Potential Future Weather Patterns over the Great Lakes Region

Abstract

Evaluating changes in synoptic patterns is tantamount to understanding regional climate change. To date, the synoptic evaluations that have been done regarding climate change output from General Circulation Models have been restricted mainly to examining changes in storm tracks across large areas (the Atlantic Ocean). In this study, output from the Canadian Coupled Climate Model (CGCM1) and the Hadley Coupled Climate Model (HadCM2) are examined relative to present conditions to evaluate potential changes in synoptic patterns over the Great Lakes region towards the end of this century. These models were used as part of the U.S. National Assessment of Climate Change. Both models show a decrease in the number of extremely cold days, an increase in the number of extremely hot days, and an increase in precipitation for the future—particularly for heavy precipitation (> 12.5 mm) events. The Canadian Model shows more of a precipitation increase from December to July. The Hadley Model shows more of a precipitation increase from July to December.
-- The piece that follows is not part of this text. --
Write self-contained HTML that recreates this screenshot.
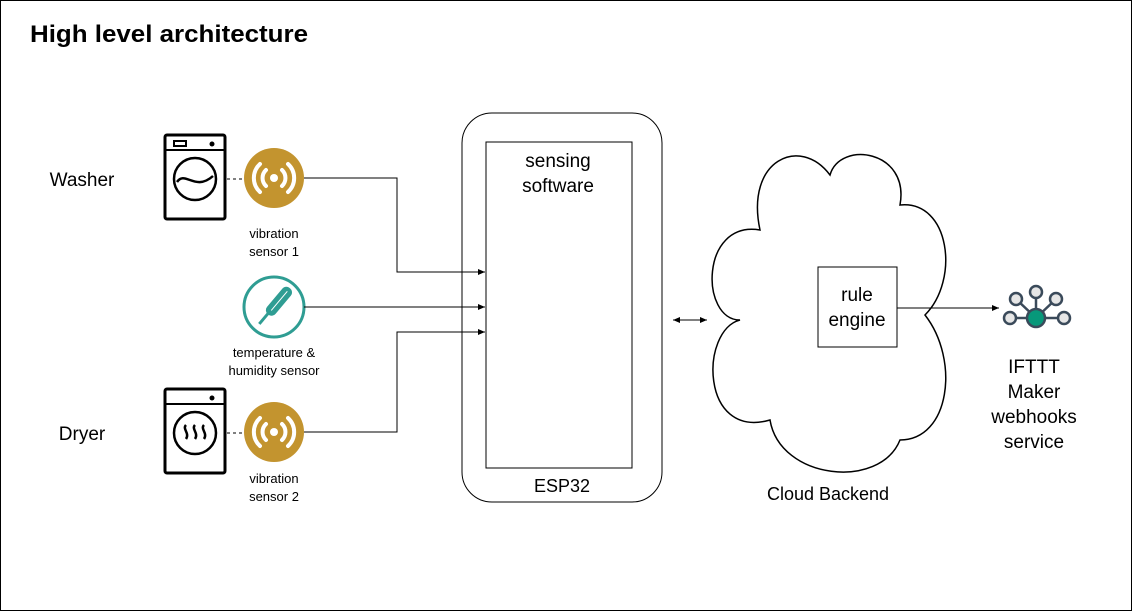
<!DOCTYPE html>
<html><head><style>
body{margin:0;background:#fff}
svg text{font-family:"Liberation Sans",Arial,sans-serif}
</style></head><body>
<svg width="1132" height="611" viewBox="0 0 1132 611" xmlns="http://www.w3.org/2000/svg">
<defs><marker id="a" markerWidth="8" markerHeight="8" refX="7" refY="4" orient="auto-start-reverse" markerUnits="userSpaceOnUse"><path d="M0,1 L7,4 L0,7 Z" fill="#000"/></marker></defs>
<rect x="0.5" y="0.5" width="1131" height="610" fill="#fff" stroke="#000"/>
<text x="30" y="42" font-size="24" font-weight="bold" textLength="278" lengthAdjust="spacingAndGlyphs">High level architecture</text>
<text x="82" y="186" font-size="19" text-anchor="middle">Washer</text>
<text x="82" y="440" font-size="19" text-anchor="middle">Dryer</text>
<g stroke="#000" fill="none" stroke-width="3">
<rect x="165" y="135" width="60" height="84" rx="2"/>
<line x1="165" y1="150" x2="225" y2="150" stroke-width="2"/>
<rect x="174" y="141" width="12" height="5" stroke-width="2"/>
<circle cx="195" cy="179" r="21" stroke-width="2.5"/>
<path d="M177,182 C185,170 195,192 213,176" stroke-width="2.5"/>
<rect x="165" y="389" width="60" height="84" rx="2"/>
<line x1="165" y1="404" x2="225" y2="404" stroke-width="2"/>
<circle cx="195" cy="433" r="21" stroke-width="2.5"/>
<path d="M186,425 c-4,4 4,8 0,14 M195,425 c-4,4 4,8 0,14 M204,425 c-4,4 4,8 0,14" stroke-width="2.5"/>
</g>
<circle cx="212" cy="144" r="2.5" fill="#000"/><circle cx="212" cy="398" r="2.5" fill="#000"/>
<g stroke="#000" stroke-dasharray="3,3"><line x1="227" y1="179" x2="244" y2="179"/><line x1="227" y1="433" x2="244" y2="433"/></g>
<g>
<circle cx="274" cy="178" r="30" fill="#c3942f"/>
<circle cx="274" cy="178" r="4" fill="#fff"/>
<g fill="none" stroke="#fff" stroke-width="4" stroke-linecap="round"><path d="M266,170 a11,11 0 0 0 0,16 M282,170 a11,11 0 0 1 0,16 M260,164 a19,19 0 0 0 0,28 M288,164 a19,19 0 0 1 0,28"/></g>
<circle cx="274" cy="432" r="30" fill="#c3942f"/>
<circle cx="274" cy="432" r="4" fill="#fff"/>
<g fill="none" stroke="#fff" stroke-width="4" stroke-linecap="round"><path d="M266,424 a11,11 0 0 0 0,16 M282,424 a11,11 0 0 1 0,16 M260,418 a19,19 0 0 0 0,28 M288,418 a19,19 0 0 1 0,28"/></g>
<circle cx="274" cy="307" r="30" fill="#fff" stroke="#2f9d93" stroke-width="3"/>
<g transform="rotate(40 276 304)">
<rect x="271" y="283" width="11" height="34" rx="5" fill="#2f9d93"/>
<line x1="276.5" y1="287" x2="276.5" y2="312" stroke="#fff" stroke-width="1"/>
<line x1="276" y1="314" x2="276" y2="330" stroke="#2f9d93" stroke-width="3"/>
</g>
</g>
<g font-size="13" text-anchor="middle">
<text x="274" y="238">vibration</text><text x="274" y="256">sensor 1</text>
<text x="274" y="357">temperature &amp;</text><text x="274" y="375">humidity sensor</text>
<text x="274" y="483">vibration</text><text x="274" y="501">sensor 2</text>
</g>
<rect x="462" y="113" width="200" height="389" rx="30" fill="#fff" stroke="#000"/>
<rect x="486" y="142" width="146" height="326" fill="#fff" stroke="#000"/>
<text x="558" y="167" font-size="19" text-anchor="middle">sensing</text>
<text x="558" y="192" font-size="19" text-anchor="middle">software</text>
<text x="562" y="492" font-size="18" text-anchor="middle">ESP32</text>
<g stroke="#000" fill="none">
<polyline points="304,178 397,178 397,272 485,272" marker-end="url(#a)"/>
<line x1="304" y1="307" x2="485" y2="307" marker-end="url(#a)"/>
<polyline points="304,432 397,432 397,332 485,332" marker-end="url(#a)"/>
<line x1="673" y1="320" x2="707" y2="320" marker-start="url(#a)" marker-end="url(#a)"/>
</g>
<path d="M760,230 C700,220 700,320 740,320 C700,330 700,440 770,420 C780,480 880,490 900,440 C950,440 960,360 925,315 C960,280 950,200 900,205 C910,150 840,140 830,175 C800,135 745,160 760,230 Z" fill="#fff" stroke="#000" stroke-width="1.5"/>
<text x="828" y="500" font-size="18" text-anchor="middle">Cloud Backend</text>
<rect x="818" y="267" width="79" height="80" fill="#fff" stroke="#000"/>
<text x="857" y="301" font-size="19" text-anchor="middle">rule</text>
<text x="857" y="326" font-size="19" text-anchor="middle">engine</text>
<line x1="897" y1="308" x2="999" y2="308" stroke="#000" marker-end="url(#a)"/>
<g stroke="#3a4a5a" stroke-width="2.5" fill="#e6e6e6">
<line x1="1036" y1="318" x2="1036" y2="293"/><line x1="1036" y1="318" x2="1016" y2="299"/><line x1="1036" y1="318" x2="1056" y2="299"/><line x1="1036" y1="318" x2="1010" y2="318"/><line x1="1036" y1="318" x2="1064" y2="318"/>
<circle cx="1036" cy="292" r="6"/><circle cx="1016" cy="299" r="6"/><circle cx="1056" cy="299" r="6"/><circle cx="1010" cy="318" r="6"/><circle cx="1064" cy="318" r="6"/>
<circle cx="1036" cy="318" r="9" fill="#07987a"/>
</g>
<g font-size="19" text-anchor="middle">
<text x="1034" y="373">IFTTT</text><text x="1034" y="398">Maker</text><text x="1034" y="423">webhooks</text><text x="1034" y="448">service</text>
</g>
</svg>
</body></html>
Both models show a decrease in surface windspeed and an increase in the number of days with an easterly wind component. Both models exhibit decreases in cyclone numbers for the future. The Canadian Model shows a general decrease in the number of moderately strong cyclones and decreases in each month. The Hadley Model shows a slight increase in the number of strong cyclones but a greater decrease in the number of weak cyclones—especially during the spring. The Canadian Model exhibits significant decreases in the number of anticyclones in summer and significant increases occur in fall but does not exhibit any systematic changes in terms of intensity. The Hadley Model shows a slight increase in the number of weak anticyclones but a greater decrease in the number of strong anticyclones. Most of the decreases occur during the summer—so that the seasonal distribution is more uniform. All of the changes are consistent with changes in the general large scale flow patterns. An understanding of all these synoptic changes provides richness and a more conceptual understanding of how climate change may affect the Great Lakes region.